Dear Tootsie Roll Industries:
You've probably forgotten about me by now, but I am certain you remember my work. I'm the "Tootsie Roll girl." That kid who sang the jingle in the 70s. The one that goes: "Whatever it is I think I see, becomes a Tootsie Roll to me." Yeah, that one.
There was another kid who sang the rest of the song with me, but I had the solo. The iconic solo. The solo that helped to sell your product for nearly four decades now. The solo from the jingle featured on your website, a Food Network special, a rap song, and embedded in the brains of three generations.
I am not sure where I heard this, but I understand that jingle is the longest running cartoon commercial in the history of the world. It's probably true.
To be perfectly upfront, I wasn't hired by you. A musician friend of my dad's was hired to write and record the song, and he hired me and the kid of another musician friend to sing it. I was nine, the other kid was 13. We weren't pros.
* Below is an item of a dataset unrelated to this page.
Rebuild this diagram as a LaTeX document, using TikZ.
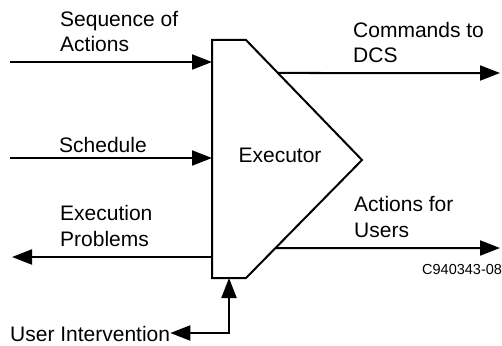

We were just little kids who could sing and were given the opportunity to do this cool thing. We had no idea how cool it would turn out to be.
We were paid by that guy. We each got 50 dollars in cash in a white envelope. There were no contracts, and no relevant labor laws yet. I worked 13 hours straight that day. I loved every second of it and remember it vividly, although it was 39 years ago. I like to say it was the best day of my life. It's probably true.
Here's the hitch, and I've been thinking about this for literally 20 years. You made a killing off that song, and I got 50 dollars in cash in a white envelope. I wrote you about this when I was in my twenties and received a personally signed letter from company president Ellen R. Gordon. And, a box of Tootsie Roll products. I particularly liked the caramel covered apple lollipops. I did not like the part where Ms. Gordon stated that "[c]onsistent with our long standing policy, this ad was recorded on a work for hire bases, so there are no residuals."
Many years ago I went to law school, and though I don't practice anymore, I still know how to think like a lawyer - so I am aware that contract issues (and time) profoundly impact whether this is a "good case." Regardless, the law does not neatly tie up every issue on earth and sometimes the law doesn't truly address fairness. I am still considering my options. There are always options, and one is to publicly discuss this matter of fairness with the public at large.
I'm sure opinions will differ. I am of the opinion that sometimes a company should do the right thing by someone who, as it turns out, gave them a tremendous windfall. It's something to think about.